By using less juice or less soft drink in the mix, young drinkers will get much the same effect as before, says Hubscher, and he predicts that the producers of light spirits will simply change their products to have 13.9 percent alcohol to bypass the new rules.

Independent Liquor, New Zealand’s largest light spirits producer, has done exactly that. It has reformulated its range of drinks to have an alcohol content of 13.9 percent in a move reported to have been "unashamedly aimed at beating" the teen-tax.

And if concern about the social impact of youth drinking is the real issue, why has the Government not attacked teenagers’ "drink of preference" – the sickly-sweet, brightly coloured, lolly-water beverages referred to as alco-pops or RTDs?

"Light spirits are of greater concern at the moment than alco-pops as the price of light spirits currently allows young people to purchase a greater quantity of alcohol for a less amount of money," is Anderton’s reply.

There’s a clear consensus, spoken on talkback radio and voiced in the odd editorial – the new tax will prompt a short-term reduction in youth binge drinking but it is not a long-term solution.

"Government should be addressing the question ‘why do young people or indeed any New Zealanders binge drink?’" says Robertson. "Instead they have a simplistic view that the price they pay for alcohol is their major driver to binge and it will be fixed by increasing the price, and that’s simply not the case."

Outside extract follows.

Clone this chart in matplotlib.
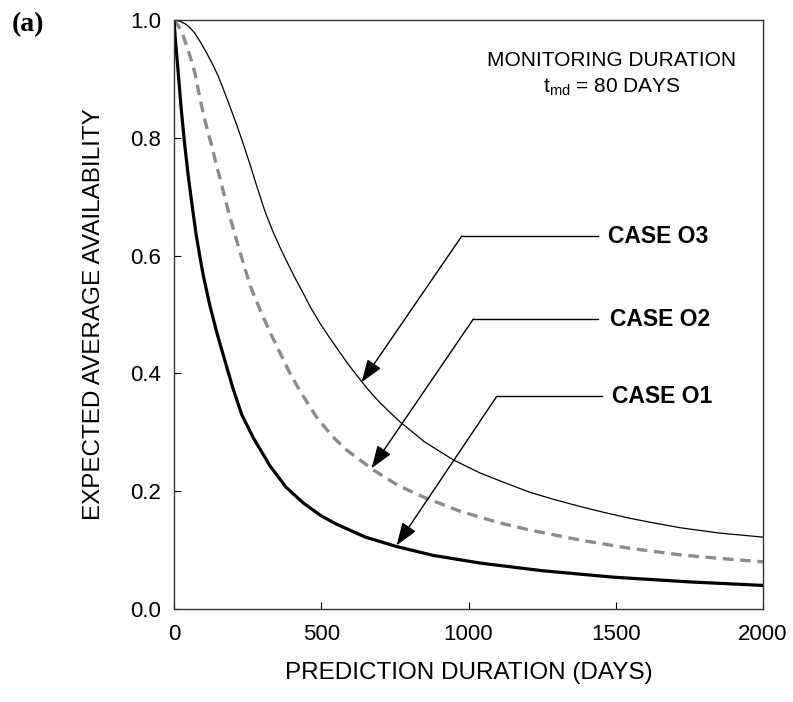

Groups opposing liquor advertising aimed at young people report that it is the commercials that have lead to more teen binge drinking. Given that the Herald recently revealed that liquor companies received "mate’s rates" from government-owned Television New Zealand, to encourage intense advertising, it is hardly surprising that people are struggling to understand the logic behind the latest move.

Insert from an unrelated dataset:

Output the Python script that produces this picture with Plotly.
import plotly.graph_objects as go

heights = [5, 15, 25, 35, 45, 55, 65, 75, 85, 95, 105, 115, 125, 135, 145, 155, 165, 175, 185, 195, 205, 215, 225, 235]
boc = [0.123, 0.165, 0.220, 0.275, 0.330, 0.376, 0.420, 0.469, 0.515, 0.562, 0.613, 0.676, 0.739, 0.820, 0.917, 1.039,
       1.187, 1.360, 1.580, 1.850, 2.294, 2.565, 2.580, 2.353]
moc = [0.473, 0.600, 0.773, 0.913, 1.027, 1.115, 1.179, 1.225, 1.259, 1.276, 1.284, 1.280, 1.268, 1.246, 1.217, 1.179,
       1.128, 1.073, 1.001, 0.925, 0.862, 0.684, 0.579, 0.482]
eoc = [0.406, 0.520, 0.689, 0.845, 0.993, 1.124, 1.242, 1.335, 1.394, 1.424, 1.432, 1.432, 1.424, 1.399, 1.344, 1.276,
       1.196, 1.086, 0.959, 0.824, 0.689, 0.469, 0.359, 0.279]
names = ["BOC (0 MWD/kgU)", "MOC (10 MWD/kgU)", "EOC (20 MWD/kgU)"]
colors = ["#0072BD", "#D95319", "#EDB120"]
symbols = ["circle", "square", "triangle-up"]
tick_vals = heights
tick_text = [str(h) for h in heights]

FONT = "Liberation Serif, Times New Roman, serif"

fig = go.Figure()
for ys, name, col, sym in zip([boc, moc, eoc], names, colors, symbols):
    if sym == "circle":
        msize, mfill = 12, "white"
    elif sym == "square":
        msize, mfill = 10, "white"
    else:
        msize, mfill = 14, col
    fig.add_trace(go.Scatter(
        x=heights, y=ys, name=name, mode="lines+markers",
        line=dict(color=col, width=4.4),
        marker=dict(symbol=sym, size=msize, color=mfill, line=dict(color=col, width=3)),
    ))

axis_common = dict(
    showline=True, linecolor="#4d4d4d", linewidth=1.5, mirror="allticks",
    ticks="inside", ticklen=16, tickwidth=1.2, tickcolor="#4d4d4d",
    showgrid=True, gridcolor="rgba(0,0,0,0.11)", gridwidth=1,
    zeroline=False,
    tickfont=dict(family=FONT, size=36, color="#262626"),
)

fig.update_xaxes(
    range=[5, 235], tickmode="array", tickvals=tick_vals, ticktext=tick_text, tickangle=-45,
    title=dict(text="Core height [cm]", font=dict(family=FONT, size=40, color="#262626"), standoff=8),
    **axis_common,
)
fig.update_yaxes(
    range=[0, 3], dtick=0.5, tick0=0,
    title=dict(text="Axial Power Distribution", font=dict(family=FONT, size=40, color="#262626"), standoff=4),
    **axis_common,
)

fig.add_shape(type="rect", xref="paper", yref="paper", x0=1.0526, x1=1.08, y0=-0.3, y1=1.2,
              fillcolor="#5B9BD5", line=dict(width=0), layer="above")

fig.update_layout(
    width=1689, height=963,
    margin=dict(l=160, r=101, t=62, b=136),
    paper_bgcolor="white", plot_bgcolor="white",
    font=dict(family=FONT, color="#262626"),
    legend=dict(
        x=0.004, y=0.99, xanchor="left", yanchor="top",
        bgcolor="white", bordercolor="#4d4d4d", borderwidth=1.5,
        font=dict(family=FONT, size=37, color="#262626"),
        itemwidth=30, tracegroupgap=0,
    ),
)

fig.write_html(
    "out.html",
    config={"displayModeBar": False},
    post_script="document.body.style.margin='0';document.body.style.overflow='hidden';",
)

Robertson is one of many who argue that the Government would be concentrating on more fundamental questions if social interest was the priority. Others see it as a little contradictory that a ‘conscience vote’ in Parliament led to the lowering of the drinking age in the first place, and some say the lack of consultation was a flouting of the democratic process.

However, it is hard to argue with the underlying principle, or indeed the statistics, that teenage binge drinking is a serious concern, not just for the healthy development of that cohort, but also for society as whole. And yet, it is an issue that most agree necessitates action that actually hits the mark - a more measured response than the impromptu measures carried through a sleepy Parliament that night. Instead, says Robertson, "Government has used a sledge hammer and missed the target."